Secure the Principal's Assets 

 

You may want to film a video inventory of your loved one's residence especially if it seems they may be incapacitated for an extended period. Be careful of anyone taking property from the residence even if it is family saying they were promised the item at some point in time. 

 

Pay All Bills and Taxes 

 

As mentioned before, monitor any bills, credit card statements, recurring payments, and taxes. It may be best to cancel any credit cards that likely won't be used just be mindful of any payments due or unrelated bills on auto-pay with that account.  

 

In most cases, you will be given the ability to pay the principal's taxes. If this is the case for you, you'll now be responsible for filing their taxes moving forward on their behalf. If the principal has passed away, the executor of the will is responsible and will prepare the taxes for you. 

 

Discuss Estate Planning 

 

You must find out if there is an estate plan in place and reach out to an estate planning attorney for assistance before taking any steps toward managing their assets. You can start by searching through any documents, however, if you're unable to find any evidence of this you'll need to reach out to your estate planning attorney.  

 

In the case that your loved one is living in a nursing home paid for by Medicaid, you'll want to speak with an elder law attorney to secure at least some of the costs of their care. 

 

Keep Track of Records 

 

Keep a record of any expenses you've paid on your principal's behalf and any responsibilities you have handled as an agent.
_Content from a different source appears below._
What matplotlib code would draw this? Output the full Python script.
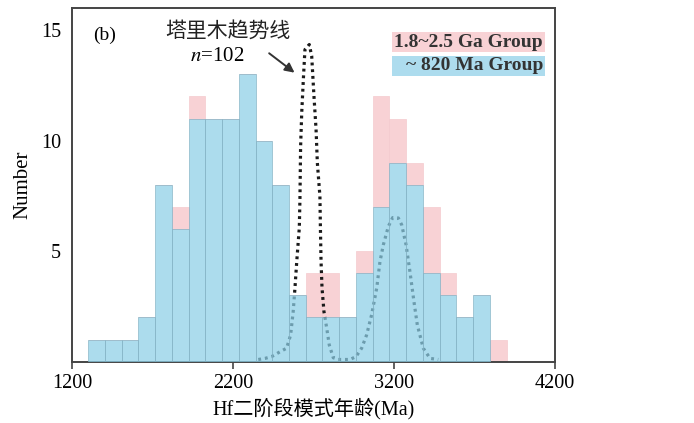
import numpy as np
import matplotlib
matplotlib.use("Agg")
import matplotlib.pyplot as plt
from matplotlib.patches import Rectangle

plt.rcParams["font.family"] = ["Liberation Serif", "Noto Sans CJK SC"]
plt.rcParams["mathtext.fontset"] = "stix"

# histogram bins (Ma)
bin_start = 1300
bin_width = 104
# counts per bin, ~820 Ma group (blue) and 1.8~2.5 Ga group (pink, stacked on top)
group_820 = [1, 1, 1, 2, 8, 6, 11, 11, 11, 13, 10, 8, 3, 2, 2, 2, 4, 7, 9, 8, 4, 3, 2, 3, 0]
group_1825 = [0, 0, 0, 0, 0, 1, 1, 0, 0, 0, 0, 0, 0, 2, 2, 0, 1, 5, 2, 1, 3, 1, 0, 0, 1]

# Tarim trend curve
trend_x = [2357, 2399, 2440, 2492, 2533, 2558, 2574, 2585, 2596, 2612, 2616, 2620,
           2627, 2637, 2647, 2674, 2689, 2703, 2716, 2724, 2740, 2743, 2747, 2753,
           2765, 2782, 2798, 2823, 2854, 2927, 2964, 2999, 3030, 3061, 3093, 3113,
           3134, 3165, 3192, 3227, 3248, 3275, 3299, 3324, 3345, 3382, 3424, 3475]
trend_y = [0.10, 0.15, 0.23, 0.45, 0.61, 1.21, 2.27, 3.34, 4.53, 6.06, 7.40, 9.74,
           11.27, 12.76, 14.12, 14.35, 13.82, 12.01, 10.51, 9.00, 7.48, 6.06, 4.53, 3.34,
           2.27, 1.53, 0.76, 0.18, 0.10, 0.10, 0.23, 0.61, 1.21, 2.12, 3.34, 4.53,
           5.29, 6.12, 6.52, 6.50, 6.19, 5.29, 4.08, 2.72, 1.66, 0.61, 0.15, 0.10]

xticks = [1200, 2200, 3200, 4200]
yticks = [5, 10, 15]

blue = "#8CCFE7"
pink = "#F8D2D5"
spine_col = "#444444"

fig = plt.figure(figsize=(6.94, 4.23), dpi=100)
ax = fig.add_axes([0.1037, 0.1449, 0.696, 0.8361])

lefts = bin_start + bin_width * np.arange(len(group_820))
blue_vals = np.array(group_820)
pink_vals = np.array(group_1825)

ax.plot(trend_x, trend_y, color="#1a1a1a", lw=2.3, linestyle=(0, (0.9, 1.2)),
        zorder=2)
ax.bar(lefts, pink_vals, width=bin_width, bottom=blue_vals, align="edge",
       color=pink, edgecolor="#F4CACE", lw=0.5, zorder=1)
ax.bar(lefts, blue_vals, width=bin_width, align="edge", color=blue, alpha=0.72,
       edgecolor="#7FAEC0", lw=0.6, zorder=3)

ax.set_xlim(1200, 4200)
ax.set_ylim(0, 16)
ax.set_xticks(xticks)
ax.set_yticks(yticks)
ax.tick_params(axis="x", direction="out", length=5, width=1.2, color=spine_col,
               labelsize=14.5, pad=4)
ax.tick_params(axis="y", direction="in", length=0, labelsize=14.5, pad=8)
for s in ax.spines.values():
    s.set_color(spine_col)
    s.set_linewidth(1.4)

ax.set_xlabel("Hf二阶段模式年龄(Ma)", fontsize=14.5, labelpad=3)
ax.set_ylabel("Number", fontsize=15, labelpad=6)

ax.text(0.068, 0.924, "(b)", transform=ax.transAxes, fontsize=14,
        ha="center", va="center")
ax.text(2169, 14.96, "塔里木趋势线", fontsize=15, ha="center", va="center",
        family=["Noto Sans CJK SC", "DejaVu Sans"], color="#222222")
ax.text(2104, 13.8, "$n$=102", fontsize=15, ha="center", va="center")
ax.annotate("", xy=(2596, 13.0), xytext=(2411, 14.03),
            arrowprops=dict(arrowstyle="-|>", color="#333333", lw=1.4,
                            mutation_scale=14))

# group labels with coloured boxes
ax.add_patch(Rectangle((0.662, 0.875), 0.317, 0.056, transform=ax.transAxes,
                       facecolor=pink, edgecolor="none", zorder=4))
ax.add_patch(Rectangle((0.662, 0.808), 0.317, 0.057, transform=ax.transAxes,
                       facecolor="#ADDCEE", edgecolor="none", zorder=4))
ax.text(0.975, 0.903, "1.8~2.5 Ga Group", transform=ax.transAxes, fontsize=14,
        fontweight="bold", ha="right", va="center", color="#333333", zorder=5)
ax.text(0.975, 0.8365, "~ 820 Ma Group", transform=ax.transAxes, fontsize=14,
        fontweight="bold", ha="right", va="center", color="#333333", zorder=5)

fig.savefig("out.png", dpi=100)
You'll need to refer to these records in the future to show you acted in your loved one's best interests and will provide evidence for any reimbursements you are owed for the expenses. 

 

Florida Financial Powers of Attorney  

 

If you aren't sure of what decision to make for your principal, you can always reach out to the attorney who prepared the POA. It is my goal to provide my clients with the guidance and support they need through these complicated decisions during difficult times.